Loss of genetic diversity occurred to a lesser extent in our population was 2.64. The results are in agreement with Santana et al., (2014) observed loss 2.3% in the Gir breed.
 
 
Effects of inbreeding on reproduction traits in Sahiwal cattle
 
Table 7 indicating significant influence of inbreeding of economically important traits, except first lactation dry period and pregnancy rate. The regression analysis of the fertility traits indicated positive effects of inbreeding that is undesirable, since our breeding goal is to have high yielders with high reproductive efficiency. In the present study, reduction in performance due to inbreeding was not very high in most of the traits since the level of inbreeding was quite low in Sahiwal population.
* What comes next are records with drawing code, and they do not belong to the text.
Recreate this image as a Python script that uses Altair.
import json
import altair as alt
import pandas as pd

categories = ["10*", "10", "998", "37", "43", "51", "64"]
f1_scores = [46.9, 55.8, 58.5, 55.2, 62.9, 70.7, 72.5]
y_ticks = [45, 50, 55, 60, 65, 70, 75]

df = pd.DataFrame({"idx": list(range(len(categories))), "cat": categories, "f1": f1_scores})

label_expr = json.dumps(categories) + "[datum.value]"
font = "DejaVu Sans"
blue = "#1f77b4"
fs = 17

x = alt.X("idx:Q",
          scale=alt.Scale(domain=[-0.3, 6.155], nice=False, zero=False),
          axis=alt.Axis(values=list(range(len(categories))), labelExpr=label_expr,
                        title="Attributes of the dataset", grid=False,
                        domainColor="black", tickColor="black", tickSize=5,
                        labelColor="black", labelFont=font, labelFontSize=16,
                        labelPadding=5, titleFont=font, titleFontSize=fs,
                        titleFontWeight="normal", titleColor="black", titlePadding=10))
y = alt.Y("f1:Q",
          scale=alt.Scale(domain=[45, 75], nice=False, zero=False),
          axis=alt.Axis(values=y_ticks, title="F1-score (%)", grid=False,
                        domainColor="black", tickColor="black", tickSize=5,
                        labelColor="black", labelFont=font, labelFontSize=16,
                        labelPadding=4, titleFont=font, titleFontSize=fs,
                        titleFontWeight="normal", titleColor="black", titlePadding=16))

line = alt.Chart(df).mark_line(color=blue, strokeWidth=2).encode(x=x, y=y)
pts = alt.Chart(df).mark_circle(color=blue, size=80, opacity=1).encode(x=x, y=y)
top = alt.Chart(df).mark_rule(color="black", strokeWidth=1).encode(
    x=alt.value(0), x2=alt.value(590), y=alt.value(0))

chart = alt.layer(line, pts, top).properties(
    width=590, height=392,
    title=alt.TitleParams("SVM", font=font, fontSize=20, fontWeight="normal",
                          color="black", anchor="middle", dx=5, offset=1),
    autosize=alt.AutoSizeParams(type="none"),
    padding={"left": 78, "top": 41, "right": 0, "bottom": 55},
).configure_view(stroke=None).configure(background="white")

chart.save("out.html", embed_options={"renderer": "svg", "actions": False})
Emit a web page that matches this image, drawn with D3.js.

Although, a few inbred animal had inbreeding of more than 12.5 percent, but majority of the population was not inbred. Every percent increase in inbreeding there was significant increase in AFC, SP and CI by 6.53, 0.52 and 2.51 days respectively.
 

This is the first-time study of population structure and genetic variability by pedigree analysis in Bos indicus of Indian origin. The study indicated that the current population is well balanced, low inbreeding and AR than the recommended level. Moreover, focus should also be given to improve population structure with emphasis to increase effective population size with shorter generation interval. In studied population founder effects were minimal and there was no indication of bottleneck effect. However, very few ancestors was explaining the genetic variation in the Sahiwal population, but not affecting the population structure. The effect of inbreeding on most of the traits is significant except for DP and pregnancy rate although, the difference between inbred and non-inbred animals was very small. Hence, it can be overcome by adopting proper breeding strategy in the herd and population should be managed with an affinity towards evasion of inbreeding in the offspring. This information assists to create reference population using genetic tools and a small step towards giant leap for genomic selection in indigenous cattle.